To be full of awe is to feel at least a little awful, and in the Bible, we can read a line describing fear of the LORD as awe, as well. To realize that the source and sustenance of your life is contingent is not sentimentality, meant to foster some shallow sense of ease. I experience it as a charge. The religious impulse must address the full range of human contingency, by raising up fundamental realities, the deep veins of our being, the structural truths of our lives. Brought into the materialist context of American life, that means saying basic facts like a mantra, until they start to change our choices — that is, until they start to inform ethical action. To wit:
- The air I breathe is active and present. It positively promotes my own life. It is not neutral, not background, but only becomes that when I take it for granted.
- Furthermore, its narrow balance is neither preordained not guaranteed. There is no reason that life should exist on this Earth, and no automatic break if we push our active chemical balance too far one way or the other. Balance — in chemistry, in ecosystems, and in political affairs and social relations — is descriptive and not normative. If things happen to be balanced, it’s not because they’re supposed to be.
- Once I realize this, life’s contingency comes home to me. I swim in a sea of my own making now, and really of our own making. The deep veins connect us.
“A single garment of destiny” binds us, Martin Luther King Jr. said. His witness is all the more crucial now, as we come into consciousness of how we are changing our ocean of air. To summarize two centuries of climate science: we’ve expanded its capacity to retain energy. Really, it is its own kind of awe-inspiring, to see how our impressive industry, the same tools of skill and effort we would rely upon to save all beings, has influenced so profoundly and so suddenly this sea of air in which we all swim.
And we expand King’s meaning to this whole fluid knit of Earth and air, recognizing we are not somehow separate from them, and all of their material and matter and energy. Earth-and-us are one intermingled system, always influencing and responding in a sequence that is endless in extension, across time and everywhere right now. Our relation to the Earth is itself a complex and active sea, and it’s one that we are, for now, quite lost in. Some among us drown as a result. Our compassion fails when we don’t look to see how our actions play out.
It was skill and effort that brought us here. And it is those qualities guided by compassion, that are our hope.
A single cloud can be a witness to this teaching, to this reality. It has its being in the vast dynamic exchange of the air, water, and dust and is in fact just an extension of that exchange.
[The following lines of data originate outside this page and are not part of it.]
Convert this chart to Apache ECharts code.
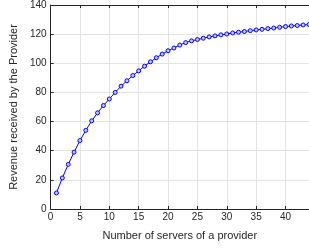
<!DOCTYPE html>
<html>
<head>
<meta charset="utf-8">
<script src="https://cdn.jsdelivr.net/npm/echarts@6/dist/echarts.min.js"></script>
<style>
  html, body { margin: 0; padding: 0; background: #fff; }
  #chart { width: 309px; height: 249px; }
</style>
</head>
<body>
<div id="chart"></div>
<script>
// servers (x) and revenue (y)
const servers = [1, 2, 3, 4, 5, 6, 7, 8, 9, 10, 11, 12, 13, 14, 15, 16, 17, 18, 19, 20, 21, 22,
  23, 24, 25, 26, 27, 28, 29, 30, 31, 32, 33, 34, 35, 36, 37, 38, 39, 40, 41, 42, 43, 44];
const revenue = [11, 21.3, 30.6, 39, 47, 54, 60.5, 66, 71, 75.5, 80, 84.3, 88, 91.6, 94.8, 98,
  101, 103.8, 106.3, 108.6, 110.5, 112.5, 114.2, 115.4, 116.3, 117.2, 118.1, 118.8, 119.5,
  120.1, 120.8, 121.3, 121.8, 122.4, 122.9, 123.3, 123.8, 124.2, 124.7, 125.2, 125.6, 125.9,
  126.3, 126.6];
const xTicks = [0, 5, 10, 15, 20, 25, 30, 35, 40];
const yTicks = [0, 20, 40, 60, 80, 100, 120, 140];

const axisColor = '#262626';
const font = 'Liberation Sans, Arial, sans-serif';

const myChart = echarts.init(document.getElementById('chart'));
const option = {
  animation: false,
  grid: { left: 50, top: 4, right: -2, bottom: 40 },
  xAxis: [
    {
      type: 'value',
      min: 0,
      max: 44,
      interval: 5,
      name: 'Number of servers of a provider',
      nameLocation: 'middle',
      nameGap: 21,
      nameTextStyle: { color: axisColor, fontSize: 11, fontFamily: font },
      axisLine: { lineStyle: { color: axisColor, width: 1 } },
      axisTick: { inside: true, length: 3, lineStyle: { color: axisColor } },
      axisLabel: {
        color: axisColor, fontSize: 10, fontFamily: font, margin: 3,
        showMaxLabel: false,
        formatter: (v) => (xTicks.includes(v) ? String(v) : '')
      },
      splitLine: { show: true, lineStyle: { color: '#e3e3e3', width: 1 } }
    },
    {
      type: 'value',
      position: 'top',
      min: 0,
      max: 44,
      interval: 5,
      axisLine: { show: true, onZero: false, lineStyle: { color: axisColor, width: 1 } },
      axisTick: { show: true, inside: true, length: 3, lineStyle: { color: axisColor } },
      axisLabel: { show: false },
      splitLine: { show: false }
    }
  ],
  yAxis: {
    type: 'value',
    min: 0,
    max: 140,
    interval: 20,
    name: 'Revenue received by the Provider',
    nameLocation: 'middle',
    nameGap: 28,
    nameTextStyle: { color: axisColor, fontSize: 11, fontFamily: font },
    axisLine: { show: true, lineStyle: { color: axisColor, width: 1 } },
    axisTick: { show: true, inside: true, length: 3, lineStyle: { color: axisColor } },
    axisLabel: {
      color: axisColor, fontSize: 10, fontFamily: font, margin: 4,
      formatter: (v) => (yTicks.includes(v) ? String(v) : '')
    },
    splitLine: { show: true, lineStyle: { color: '#e3e3e3', width: 1 } }
  },
  series: [
    {
      type: 'line',
      data: servers.map((s, i) => [s, revenue[i]]),
      symbol: 'circle',
      symbolSize: 4,
      itemStyle: { color: '#c8c8ff', borderColor: '#0000ff', borderWidth: 1 },
      lineStyle: { color: '#0000ff', width: 1 },
      clip: false
    }
  ]
};
myChart.setOption(option);
</script>
</body>
</html>
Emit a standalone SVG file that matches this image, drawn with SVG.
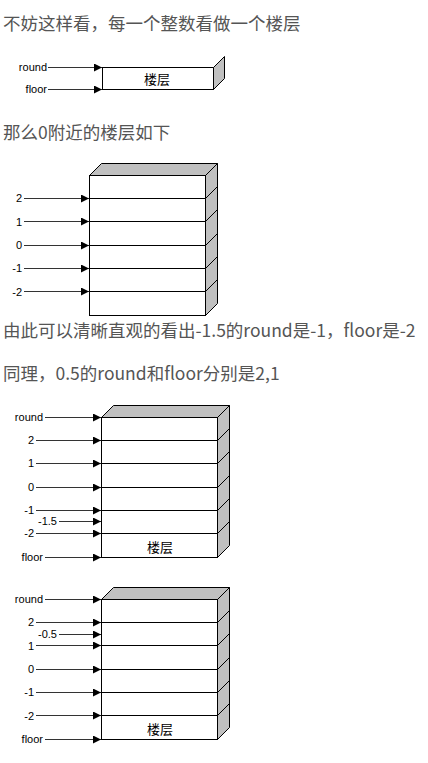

In the same way, we are a part of all of this. We can direct our actions best when we are clear-eyed, but we can’t always know the outcomes. This leads to a kind of modesty that informs our compassionate action, both to act with some caution and also to recognize that it’s not always up to us.
So I’ll breathe my air a little more deeply, moving the gratitude of such a largesse of life into the foreground of my day. Like my breath, it starts right at the tip of my nose, and is always there for me. I wonder how sensing this atmospheric contingency changes me? Knowing that the contingency of each breath is shared by all, and that we all have some active part to play in its sustenance, the tension in my chest softens, and air in me can once again flow freely.